Selon le Collectif pour les libertés individuelles, près de 120 personnes sont jugées, chaque année, pour homosexualité. Un chiffre qui s’additionne, selon Shams, aux centaines d’alertes que l’association reçoit quotidiennement sur des agressions sexuelles, physiques et morales, dans la rue, les établissements publics y compris les postes de police et à travers les réseaux sociaux et les médias. Ramy Ayari, militant LGBT, a été agressé, le 30 avril 2016, dans un bar-restaurant de Gammarth. « Nous étions en train de fêter l’anniversaire d’un ami. À coté de notre table, des hommes ont commencé à lancer des insultes homophobes. Quand un de nous a réagi, ils nous ont agressés. Les gardiens nous ont mis à la porte et la police est intervenue pour nous tabasser  et encore plus nous humilier  se rappelle Ramy avant d’ajouter je reçois tous les jours des menaces sur Facebook de la part des personnes qui se présentent en tant que flics.

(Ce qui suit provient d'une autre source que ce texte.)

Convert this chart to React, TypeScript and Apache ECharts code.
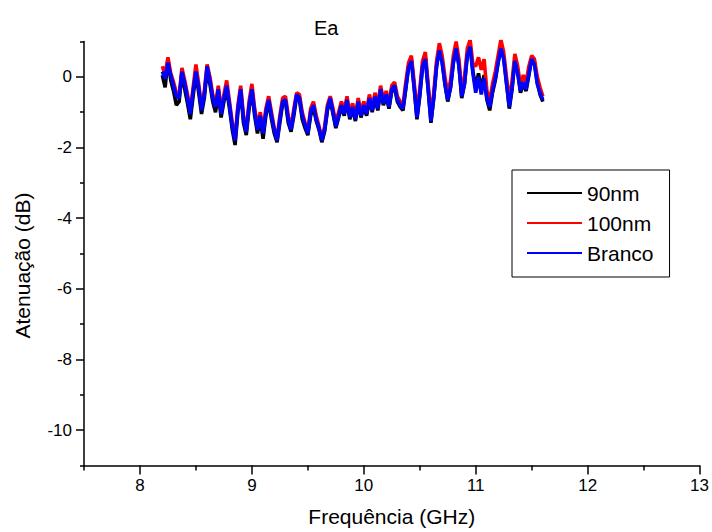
import React, { useEffect, useRef } from "react";
import * as echarts from "echarts";

const FREQ_START = 8.2;
const FREQ_STEP = 0.025;

const series90nm = [
  0.05, -0.3, 0.5, -0.1, -0.4, -0.8, -0.7, 0.1, -0.35, -0.75,
  -1.2, -0.55, 0.1, -0.45, -1.05, -0.6, 0.2, -0.2, -0.7, -1.0,
  -0.45, -1.15, -0.7, -0.35, -0.9, -1.5, -1.93, -1.0, -0.4, -1.3,
  -1.65, -0.9, -0.4, -1.1, -1.6, -1.2, -1.75, -1.1, -0.7, -1.2,
  -1.6, -1.85, -1.3, -0.75, -0.7, -1.3, -1.55, -1.1, -0.55, -0.65,
  -1.2, -1.45, -1.65, -1.1, -0.85, -1.25, -1.5, -1.85, -1.55, -0.95,
  -0.65, -1.05, -1.45, -1.15, -0.85, -1.1, -0.7, -1.2, -0.9, -1.25,
  -0.75, -1.15, -0.85, -1.1, -0.65, -1.0, -0.6, -0.95, -0.4, -0.8,
  -0.55, -0.9, -0.4, -0.3, -0.7, -0.85, -0.95, -0.35, 0.3, 0.5,
  -0.3, -1.2, -0.55, 0.3, 0.55, -0.35, -1.3, -0.6, 0.3, 0.8,
  0.45, -0.2, -0.7, -0.3, 0.4, 0.85, 0.35, -0.6, -0.2, 0.65,
  0.9, 0.15, -0.3, 0.1, -0.35, 0.05, -0.65, -0.95, -0.45, -0.1,
  0.4, 0.85, 0.55, -0.15, -0.9, -0.35, 0.5, 0.15, -0.45, -0.2,
  -0.4, 0.05, 0.5, 0.4, -0.15, -0.5, -0.7,
];

const series100nm = [
  0.3, 0.05, 0.55, 0.1, -0.15, -0.45, -0.55, 0.25, -0.1, -0.5,
  -0.95, -0.3, 0.35, -0.2, -0.85, -0.4, 0.35, 0.0, -0.5, -0.8,
  -0.25, -0.95, -0.5, -0.1, -0.7, -1.3, -1.75, -0.8, -0.25, -1.1,
  -1.5, -0.7, -0.2, -0.9, -1.4, -1.0, -1.5, -0.9, -0.55, -1.0,
  -1.45, -1.75, -1.1, -0.6, -0.55, -1.1, -1.45, -0.9, -0.45, -0.5,
  -1.0, -1.3, -1.55, -0.9, -0.7, -1.1, -1.4, -1.75, -1.4, -0.8,
  -0.55, -0.9, -1.3, -1.0, -0.7, -0.95, -0.55, -1.05, -0.75, -1.1,
  -0.6, -1.0, -0.7, -0.95, -0.5, -0.85, -0.45, -0.8, -0.25, -0.65,
  -0.4, -0.75, -0.25, -0.15, -0.55, -0.7, -0.8, -0.15, 0.4, 0.6,
  -0.15, -1.0, -0.35, 0.45, 0.7, -0.2, -1.1, -0.45, 0.45, 0.95,
  0.6, 0.0, -0.5, -0.1, 0.6, 1.0, 0.5, -0.4, 0.0, 0.8,
  1.05, 0.35, 0.3, 0.55, 0.2, 0.5, -0.4, -0.7, -0.2, 0.15,
  0.6, 1.05, 0.7, 0.0, -0.7, -0.1, 0.65, 0.3, -0.25, 0.05,
  -0.15, 0.3, 0.6, 0.5, 0.0, -0.3, -0.55,
];

const seriesBranco = [
  0.15, -0.05, 0.4, 0.05, -0.25, -0.55, -0.6, 0.15, -0.2, -0.6,
  -1.05, -0.4, 0.15, -0.3, -0.95, -0.5, 0.3, -0.1, -0.6, -0.85,
  -0.35, -1.05, -0.6, -0.25, -0.8, -1.4, -1.8, -0.9, -0.35, -1.2,
  -1.55, -0.8, -0.35, -1.0, -1.5, -1.1, -1.6, -1.0, -0.65, -1.1,
  -1.5, -1.8, -1.2, -0.7, -0.65, -1.2, -1.5, -1.0, -0.5, -0.6,
  -1.1, -1.35, -1.6, -1.0, -0.8, -1.2, -1.45, -1.8, -1.5, -0.9,
  -0.6, -1.0, -1.4, -1.1, -0.8, -1.05, -0.65, -1.15, -0.85, -1.2,
  -0.7, -1.1, -0.8, -1.05, -0.6, -0.95, -0.55, -0.9, -0.35, -0.75,
  -0.5, -0.85, -0.35, -0.25, -0.65, -0.8, -0.9, -0.3, 0.25, 0.45,
  -0.3, -1.15, -0.5, 0.3, 0.5, -0.35, -1.25, -0.6, 0.3, 0.75,
  0.4, -0.2, -0.65, -0.3, 0.4, 0.8, 0.3, -0.55, -0.2, 0.6,
  0.85, 0.1, -0.45, 0.0, -0.5, -0.05, -0.6, -0.85, -0.4, -0.05,
  0.4, 0.8, 0.5, -0.2, -0.85, -0.3, 0.45, 0.1, -0.4, -0.15,
  -0.35, 0.1, 0.5, 0.35, -0.2, -0.45, -0.65,
];

const seriesNames = ["90nm", "100nm", "Branco"];
const seriesColors = ["#000000", "#ff0000", "#0000ff"];

const xMajorTicks = [8, 9, 10, 11, 12, 13];
const xMinorTicks = [7.5, 8.5, 9.5, 10.5, 11.5, 12.5];
const yMajorTicks = [-10, -8, -6, -4, -2, 0];
const yMinorTicks = [-11, -9, -7, -5, -3, -1, 1];

const FONT = "'Liberation Sans', Arial, sans-serif";

function toPairs(values: number[]) {
  return values.map((v, i) => [+(FREQ_START + i * FREQ_STEP).toFixed(3), v]);
}

export default function App() {
  const ref = useRef<HTMLDivElement>(null);

  useEffect(() => {
    document.body.style.margin = "0";
    if (!ref.current) return;
    const chart = echarts.init(ref.current, null, { renderer: "svg" });
    const allSeries = [series90nm, series100nm, seriesBranco];

    const grid = { left: 84, right: 9.5, top: 41.5, bottom: 66.5 };
    const xBase = {
      type: "value",
      min: 7.5,
      max: 13,
      splitLine: { show: false },
      gridIndex: 0,
    };
    const yBase = {
      type: "value",
      min: -11,
      max: 1,
      splitLine: { show: false },
      gridIndex: 0,
    };

    chart.setOption({
      animation: false,
      backgroundColor: "#ffffff",
      title: {
        text: "Ea",
        left: 309,
        top: 13,
        textStyle: { fontFamily: FONT, fontSize: 20, fontWeight: "normal", color: "#000" },
      },
      grid,
      legend: {
        orient: "vertical",
        left: 512,
        top: 170,
        padding: [11, 16, 12, 15],
        borderColor: "#000",
        borderWidth: 1,
        itemWidth: 55,
        itemHeight: 2,
        itemGap: 6,
        icon: "rect",
        textStyle: { fontFamily: FONT, fontSize: 21, color: "#000", lineHeight: 24 },
        data: seriesNames,
      },
      xAxis: [
        {
          ...xBase,
          position: "bottom",
          name: "Frequência (GHz)",
          nameLocation: "middle",
          nameGap: 40,
          nameTextStyle: { fontFamily: FONT, fontSize: 21, color: "#000" },
          axisLine: { show: true, onZero: false, lineStyle: { color: "#000", width: 1.5 } },
          axisTick: { show: true, length: 9, lineStyle: { color: "#000", width: 1.5 }, customValues: xMajorTicks },
          axisLabel: { show: true, margin: 11, fontFamily: FONT, fontSize: 17, color: "#000", customValues: xMajorTicks },
        },
        {
          ...xBase,
          position: "bottom",
          axisLine: { show: false, onZero: false },
          axisTick: { show: true, length: 5, lineStyle: { color: "#000", width: 1.5 }, customValues: xMinorTicks },
          axisLabel: { show: false },
        },
      ],
      yAxis: [
        {
          ...yBase,
          position: "left",
          axisLine: { show: true, onZero: false, lineStyle: { color: "#000", width: 1.5 } },
          axisTick: { show: true, length: 8, lineStyle: { color: "#000", width: 1.5 }, customValues: yMajorTicks },
          axisLabel: { show: true, margin: 12, fontFamily: FONT, fontSize: 17, color: "#000", customValues: yMajorTicks },
        },
        {
          ...yBase,
          position: "left",
          axisLine: { show: false, onZero: false },
          axisTick: { show: true, length: 4, lineStyle: { color: "#000", width: 1.5 }, customValues: yMinorTicks },
          axisLabel: { show: false },
        },
      ],
      graphic: [
        {
          type: "text",
          x: 22,
          y: 265.5,
          rotation: Math.PI / 2,
          style: {
            text: "Atenuação (dB)",
            fontFamily: FONT,
            fontSize: 21,
            fill: "#000",
            align: "center",
            verticalAlign: "middle",
            textAlign: "center",
            textVerticalAlign: "middle",
          },
        },
      ],
      series: allSeries.map((vals, k) => ({
        name: seriesNames[k],
        type: "line",
        xAxisIndex: 0,
        yAxisIndex: 0,
        data: toPairs(vals),
        showSymbol: false,
        symbol: "none",
        color: seriesColors[k],
        lineStyle: { color: seriesColors[k], width: 3.6 },
        itemStyle: { color: seriesColors[k] },
      })),
    });

    return () => chart.dispose();
  }, []);

  return <div ref={ref} style={{ width: 712, height: 532 }} />;
}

Ils disent qu’ils vont nous éradiquer de la Tunisie, pays de la tradition islamique et de la pureté ».

Le collectif a projeté des captures d’écran de propos haineux publiés sur les réseaux sociaux à l ‘encontre des homosexuels. « Devant la montée de l’homophobie en Tunisie, nous n’avons plus qu’un seul choix, hausser le ton et radicaliser le mouvement » estime Ghassen Douissa, militant LGBT à Kelmty.

Vers la fin de la célébration, un débat a eu lieu sur les prochaines actions à mener. Parmi les propositions évoquées, l’Association des femmes démocrates a appelé  à saisir le Haut commissariat des droits de l’homme. Une démarche qui pourrait aboutir, d’autant plus que le Comité contre la torture (CAT) de l’ONU a condamné, dans son dernier rapport sur la Tunisie, le test anal et la pénalisation de l’homosexualité.